Wrm57, I'd be interested in hearing how the Graham Phantom II compares to the Triplanar arm.
Roscoeiii, here are a few observations in my system. I find the Tri-planar to throw a larger, bolder presentation with excellent transparency, immediacy, and flow. It seems fuller on the bottom and mids, perhaps not quite as extended or refined on top, and perhaps more liquid than the Phantom II. Of course, we're splitting hairs here: the Tri is not lacking for top end; the Graham is not lacking in flow. The Tri-planar adds more of its own character, IMO. I find the Graham to be more precise and focused, more balanced high to low. It's definitely not light in the bass. I've read some comments that it's mechanical-sounding, or analytical, or "not musical" (whatever that means). Not true in my system. I travel just as far on the magic carpet via the Graham as the Tri-planar. But the Graham is a very neutral arm, which makes it a great platform for comparing cartridges, cables, etc. It does requires precise set-up, and miniscule changes in any parameter are instantly audible. The Tri-planar is a bit more forgiving. Both are fantastic in the control they afford over all parameters; I'm quite spoiled by them in this regard. They're different but both are wonderful arms, and equally valid in their presentations.
Thanks very much for that comparison, Wrm57
wrm57...thanks for the graham vs tri comparison...
The Triplanar VII is a excellent unit with its good cable and when using Cartridges below 10gr.
With heavier carts it simply looses information in the high frequency area, it is a bit lifeless and the "airy speed" is not there anymore (compared to other Arms, for example the Phantom, DaVinci or very heavy Arms).
I know, some use this Arm with Koetsus and are happy, but to be honest, what's not there, you can't hear....
It simply can't compare to the next in this case.

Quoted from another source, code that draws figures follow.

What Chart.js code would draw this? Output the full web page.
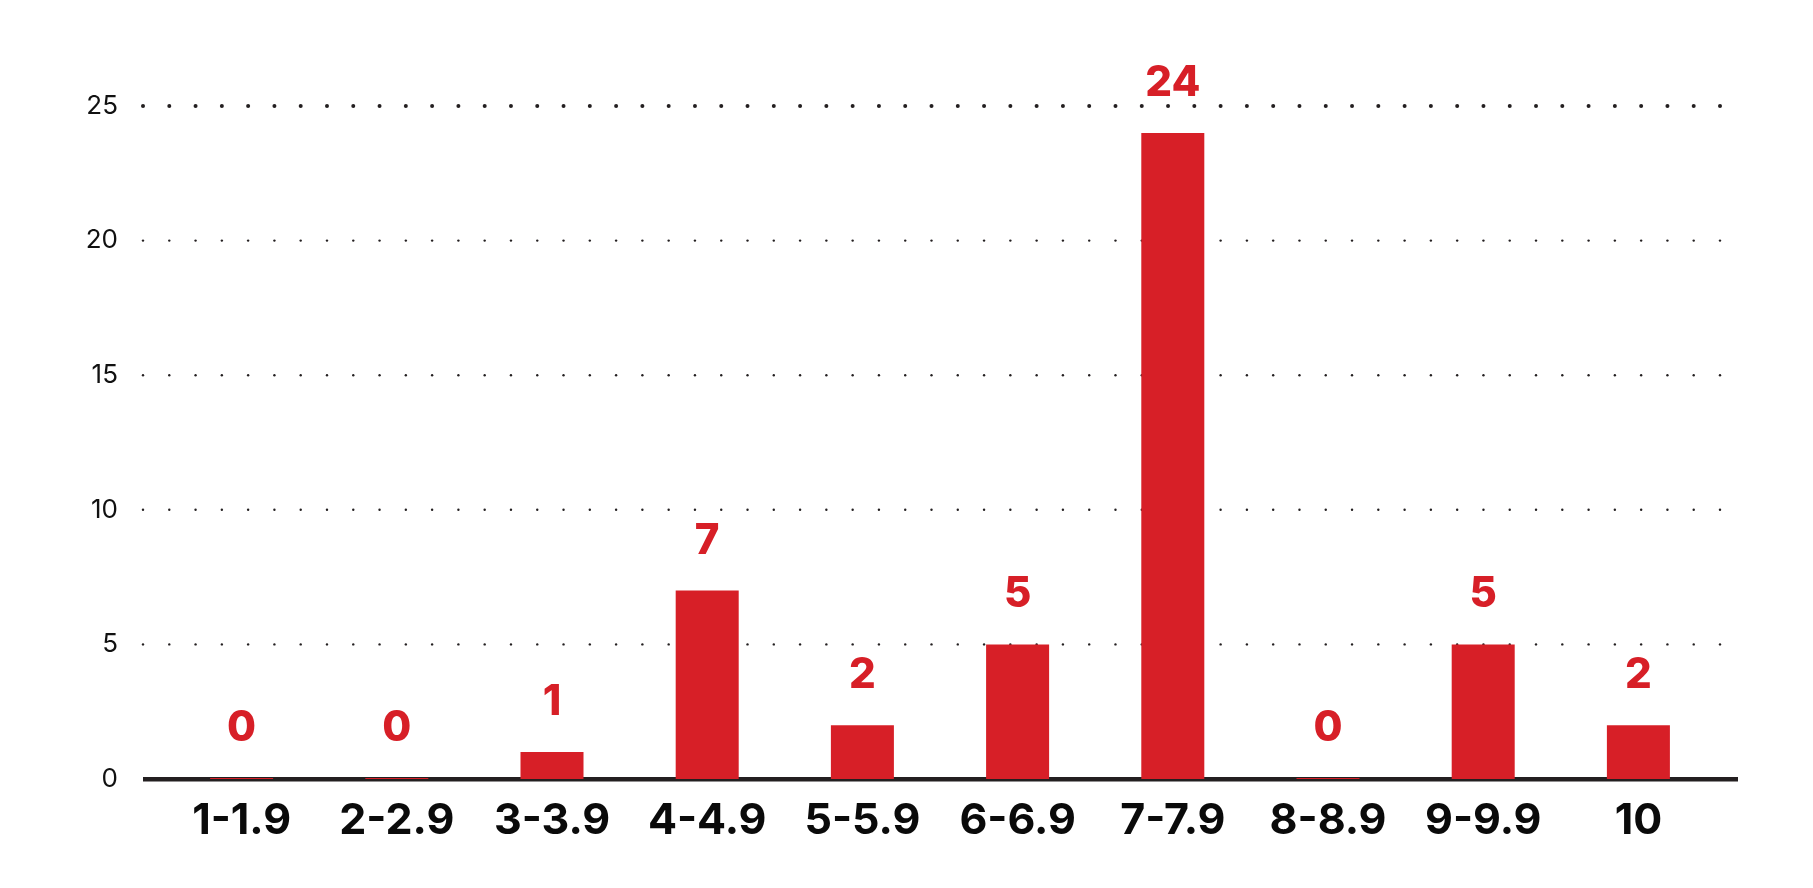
<!DOCTYPE html>
<html>
<head>
<meta charset="utf-8">
<script src="https://cdn.jsdelivr.net/npm/chart.js@4/dist/chart.umd.min.js"></script>
<style>
  html, body { margin: 0; padding: 0; background: #ffffff; }
  #wrap { width: 1813px; height: 888px; position: relative; }
</style>
</head>
<body>
<div id="wrap"><canvas id="c" width="1813" height="888"></canvas></div>
<script>
const categories = ['1-1.9', '2-2.9', '3-3.9', '4-4.9', '5-5.9', '6-6.9', '7-7.9', '8-8.9', '9-9.9', '10'];
const counts = [0, 0, 1, 7, 2, 5, 24, 0, 5, 2];
const yTicks = [0, 5, 10, 15, 20, 25];

const RED = '#d71f27';
const INK = '#231f20';

const dotGrid = {
  id: 'dotGrid',
  beforeDatasetsDraw(chart) {
    const { ctx, chartArea, scales } = chart;
    const y = scales.y;
    const x0 = chartArea.left - 21;
    const x1 = chartArea.right + 4;
    const n = 60;
    const step = (x1 - x0) / n;
    ctx.save();
    ctx.fillStyle = INK;
    yTicks.forEach(v => {
      if (v === 0) return;
      const py = y.getPixelForValue(v);
      const r = v === 25 ? 2 : 1.2;
      for (let i = 0; i <= n; i++) {
        ctx.beginPath();
        ctx.arc(x0 + i * step, py, r, 0, Math.PI * 2);
        ctx.fill();
      }
    });
    const by = y.getPixelForValue(0);
    ctx.fillStyle = INK;
    ctx.fillRect(chartArea.left - 21, by - 2, (chartArea.right + 22) - (chartArea.left - 21), 4.5);
    ctx.restore();
  }
};

const valueLabels = {
  id: 'valueLabels',
  afterDatasetsDraw(chart) {
    const { ctx } = chart;
    const meta = chart.getDatasetMeta(0);
    ctx.save();
    ctx.fillStyle = RED;
    ctx.font = '800 42px Inter';
    ctx.textAlign = 'center';
    ctx.textBaseline = 'alphabetic';
    meta.data.forEach((bar, i) => {
      ctx.fillText(String(counts[i]), bar.x, bar.y - 37);
    });
    ctx.restore();
  }
};

new Chart(document.getElementById('c'), {
  type: 'bar',
  data: {
    labels: categories,
    datasets: [{
      data: counts,
      backgroundColor: RED,
      borderWidth: 0,
      minBarLength: 1,
      categoryPercentage: 1,
      barPercentage: 0.406
    }]
  },
  options: {
    responsive: false,
    animation: false,
    devicePixelRatio: 1,
    layout: { padding: { top: 106, right: 97, bottom: 0, left: 0 } },
    plugins: { legend: { display: false }, tooltip: { enabled: false } },
    scales: {
      x: {
        grid: { display: false, drawTicks: false },
        border: { display: false },
        ticks: {
          color: '#0a0a0a',
          font: { family: 'Inter', size: 43, weight: '700' },
          padding: 16,
          maxRotation: 0,
          autoSkip: false
        },
        afterFit(scale) { scale.height = 109; }
      },
      y: {
        min: 0,
        max: 25,
        grid: { display: false, drawTicks: false },
        border: { display: false },
        ticks: {
          stepSize: 5,
          color: '#111111',
          font: { family: 'Inter', size: 26, weight: '400' },
          padding: 46
        },
        afterFit(scale) { scale.width = 164; }
      }
    }
  },
  plugins: [dotGrid, valueLabels]
});
</script>
</body>
</html>
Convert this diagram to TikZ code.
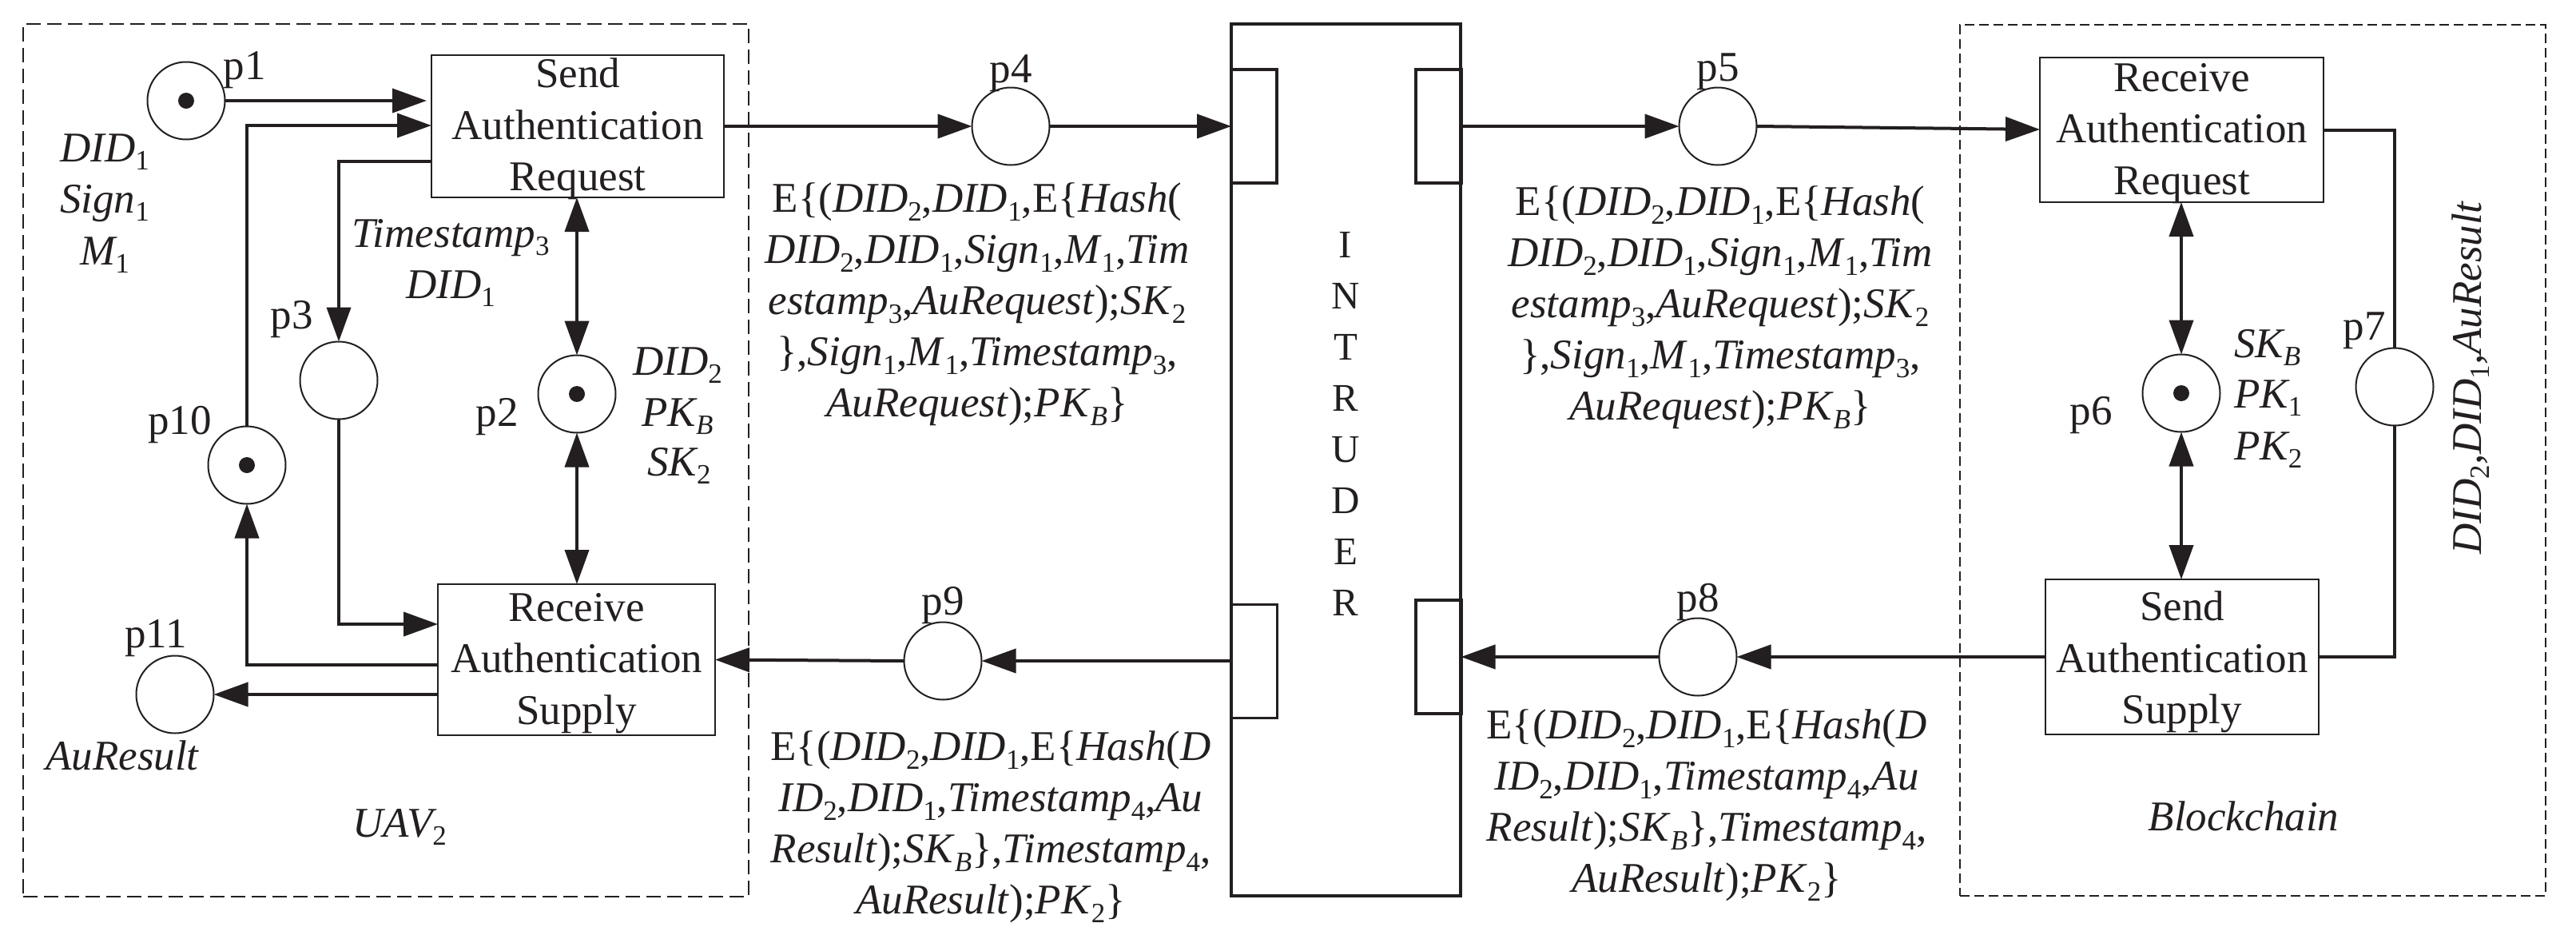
\documentclass[tikz,border=0pt]{standalone}
\usepackage{fontspec}
\setmainfont{Liberation Serif}
\usetikzlibrary{arrows.meta}
\definecolor{ink}{HTML}{231F20}
\newcommand\subd[1]{\raisebox{-0.2em}{\fontsize{17.5}{17.5}\selectfont\upshape #1}}
\newcommand\subi[1]{\raisebox{-0.2em}{\fontsize{17.5}{17.5}\selectfont\itshape #1}}
\newcommand\vi[1]{\textit{#1}}
\newcommand\msgA{E\{(\vi{DID}\subd{2},\vi{DID}\subd{1},E\{\vi{Hash}(\\
\vi{DID}\subd{2},\vi{DID}\subd{1},\vi{Sign}\subd{1},\vi{M}\subd{1},\vi{Tim}\\
\vi{estamp}\subd{3},\vi{AuRequest});\vi{SK}\subd{2}\\
\},\vi{Sign}\subd{1},\vi{M}\subd{1},\vi{Timestamp}\subd{3},\\
\vi{AuRequest});\vi{PK}\subi{B}\}}
\newcommand\msgB{E\{(\vi{DID}\subd{2},\vi{DID}\subd{1},E\{\vi{Hash}(\vi{D}\\
\vi{ID}\subd{2},\vi{DID}\subd{1},\vi{Timestamp}\subd{4},\vi{Au}\\
\vi{Result});\vi{SK}\subi{B}\},\vi{Timestamp}\subd{4},\\
\vi{AuResult});\vi{PK}\subd{2}\}}
\tikzset{
  every node/.style={inner sep=0pt,outer sep=0pt,text=ink},
  txt/.style={font=\fontsize{26.5}{32}\selectfont,anchor=base},
  ital/.style={txt,font=\fontsize{26.5}{32}\selectfont\itshape},
  msg/.style={font=\fontsize{26.5}{32}\selectfont,align=center,anchor=north},
  place/.style={draw=ink,circle,line width=1pt,minimum size=48.5pt},
  token/.style={circle,fill=ink,minimum size=10pt},
  tbox/.style={draw=ink,line width=1pt,align=center,inner ysep=-3pt,font=\fontsize{26.5}{32.25}\selectfont},
  conn/.style={draw=ink,line width=2pt},
  arr/.style={conn,-{Triangle[length=21.5pt,width=15pt]}},
  darr/.style={conn,{Triangle[length=21.5pt,width=15pt]}-{Triangle[length=21.5pt,width=15pt]}},
  region/.style={draw=ink,line width=.8pt},
  brk/.style={draw=ink,minimum width=28.5pt,minimum height=71pt},
}
\newcommand\fl{\rule{0pt}{22pt}}
\begin{document}
\begin{tikzpicture}[x=.5pt,y=-.5pt]
\useasboundingbox (0,0) rectangle (3224,1174);
% regions
\node[region,dash pattern=on 9pt off 4pt,minimum width=454pt,minimum height=546pt] (uav) at (483,576) {};
\node[region,dash pattern=on 6pt off 3pt,minimum width=366.5pt,minimum height=545pt] (chain) at (2819.5,576) {};
% intruder
\node[draw=ink,line width=1.6pt,minimum width=143.5pt,minimum height=545.5pt] (intr) at (1684.5,575.5) {};
\node[brk,line width=2pt] (br1) at (1569.5,158) {};
\node[brk,line width=2pt] (br2) at (1800,158) {};
\node[brk,line width=1.5pt] (br3) at (1569.5,827) {};
\node[brk,line width=2pt] (br4) at (1800,822) {};
\node[font=\fontsize{24.5}{32}\selectfont,align=center] (intrtext) at (1684,530.5) {I\\N\\T\\R\\U\\D\\E\\R};
% transition boxes
\node[tbox,minimum width=183pt,minimum height=89pt] (box1) at (723,158) {\fl Send\\Authentication\\Request};
\node[tbox,minimum width=173.5pt,minimum height=94.5pt] (box2) at (721.5,825.5) {\fl Receive\\Authentication\\Supply};
\node[tbox,minimum width=177.5pt,minimum height=90.5pt] (box3) at (2730.5,162.5) {\fl Receive\\Authentication\\Request};
\node[tbox,minimum width=171pt,minimum height=97pt] (box4) at (2731,822) {\rule{0pt}{25pt}Send\\Authentication\\Supply};
% places
\node[place] (p1) at (233,126) {};
\node[place] (p2) at (722,493) {};
\node[place] (p3) at (424,476) {};
\node[place] (p4) at (1265,158) {};
\node[place] (p5) at (2150,158) {};
\node[place] (p6) at (2730,492) {};
\node[place] (p7) at (2997,484) {};
\node[place] (p8) at (2125,822) {};
\node[place] (p9) at (1180,827) {};
\node[place] (p10) at (309,582) {};
\node[place] (p11) at (219,869) {};
\node[token] (t1) at (p1) {};
\node[token] (t2) at (p2) {};
\node[token] (t6) at (p6) {};
\node[token] (t10) at (p10) {};
% connector ends on box sides
\coordinate (b1in) at (540,157);
\coordinate (b1out) at (540,202);
\coordinate (b2in) at (548,781);
\coordinate (b2a) at (548,832);
\coordinate (b2b) at (548,869);
\coordinate (b3in) at (2553,162);
% connectors
\draw[arr,shorten >=3pt] (p1.east) -- (p1.east -| box1.west);
\draw[arr] (p10.north) |- (b1in);
\draw[arr] (b1out) -| (p3.north);
\draw[arr] (p3.south) |- (b2in);
\draw[arr] (b2a) -| (p10.south);
\draw[arr] (b2b) -- (p11.east);
\draw[darr] (p2.north) -- (p2.north |- box1.south);
\draw[darr] (p2.south) -- (p2.south |- box2.north);
\draw[arr] (box1.east |- p4.west) -- (p4.west);
\draw[arr] (p4.east) -- (br1.west);
\draw[arr] (br2.east) -- (p5.west);
\draw[arr] (p5.east) -- (b3in);
\draw[darr] (p6.north) -- (p6.north |- box3.south);
\draw[darr] (p6.south) -- (p6.south |- box4.north);
\draw[conn] (box3.east) -| (p7.north);
\draw[conn] (p7.south) |- (box4.east);
\draw[arr] (box4.west) -- (p8.east);
\draw[arr] (p8.west) -- (br4.east);
\draw[arr] (br3.west) -- (p9.east);
\draw[arr] (p9.west) -- (box2.east);
% place labels
\node[txt] (lp1) at (306,99) {p1};
\node[txt] (lp2) at (622,533) {p2};
\node[txt] (lp3) at (365,411) {p3};
\node[txt] (lp4) at (1265,103) {p4};
\node[txt] (lp5) at (2150,101) {p5};
\node[txt] (lp6) at (2617,531) {p6};
\node[txt] (lp7) at (2959,425) {p7};
\node[txt] (lp8) at (2125,765) {p8};
\node[txt] (lp9) at (1180,769) {p9};
\node[txt] (lp10) at (225,543) {p10};
\node[txt] (lp11) at (195,810) {p11};
% token labels
\node[ital] (a1) at (131,202) {DID\subd{1}};
\node[ital] (a2) at (131,266) {Sign\subd{1}};
\node[ital] (a3) at (131,331) {M\subd{1}};
\node[ital] (a4) at (564,309) {Timestamp\subd{3}};
\node[ital] (a5) at (564,373) {DID\subd{1}};
\node[ital] (a6) at (848,469) {DID\subd{2}};
\node[ital] (a7) at (848,533) {PK\subi{B}};
\node[ital] (a8) at (850,595) {SK\subd{2}};
\node[ital] (a9) at (153,963) {AuResult};
\node[ital] (uavname) at (500,1047) {UAV\subd{2}};
\node[ital,anchor=base west] (a10) at (2796,447) {SK\subi{B}};
\node[ital,anchor=base west] (a11) at (2796,510) {PK\subd{1}};
\node[ital,anchor=base west] (a12) at (2796,575) {PK\subd{2}};
\node[ital] (chainname) at (2808,1039) {Blockchain};
\node[ital,rotate=90] (a13) at (3105,473) {DID\subd{2},DID\subd{1},AuResult};
% messages
\node[msg] (m1) at (1223,229) {\msgA};
\node[msg] (m2) at (2153,233) {\msgA};
\node[msg] (m3) at (1240,915) {\msgB};
\node[msg] (m4) at (2136,888) {\msgB};
\end{tikzpicture}
\end{document}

The Phantom is much better in this, based on its very heavy block, it can handle lots of different cartridges (I used a few from 4-14gr) at a superior level.
The Adjustments are outstanding and Bob Graham made with this Design a major step forward. Very innovative and no weak points (except possible mismatches with wire or colored turntables)

To the sound
I like the Triplanar, it is good to listen to. With the right cartridge it goes out of way.

The Phantom Arm is very precise and the results can vary based on the connected Phono cable. The differences can be huge (I tried XLO Sign., Siltech, Purist, IC-70 Graham Phono, Kondo Phono cables and some others with it).
The Phantom has an excellent - complete - frequency range, linked with an absolutely amazing holographic Speed in the lower Frequencies. Very precise, super soundstage, the right height and body...
You get what you feed (can be negative too)

For me one of the great Arms out there. Heavy, good Arm material, top bearing ... Unfortunately very expensive, but compared to others, the Buyer won't be disappointed. Even after long time listening to it.

The Moerch is also a good Arm, a bit different from Handling but when you have a cartridge you like, choose the right Armtube and it is done. Great value.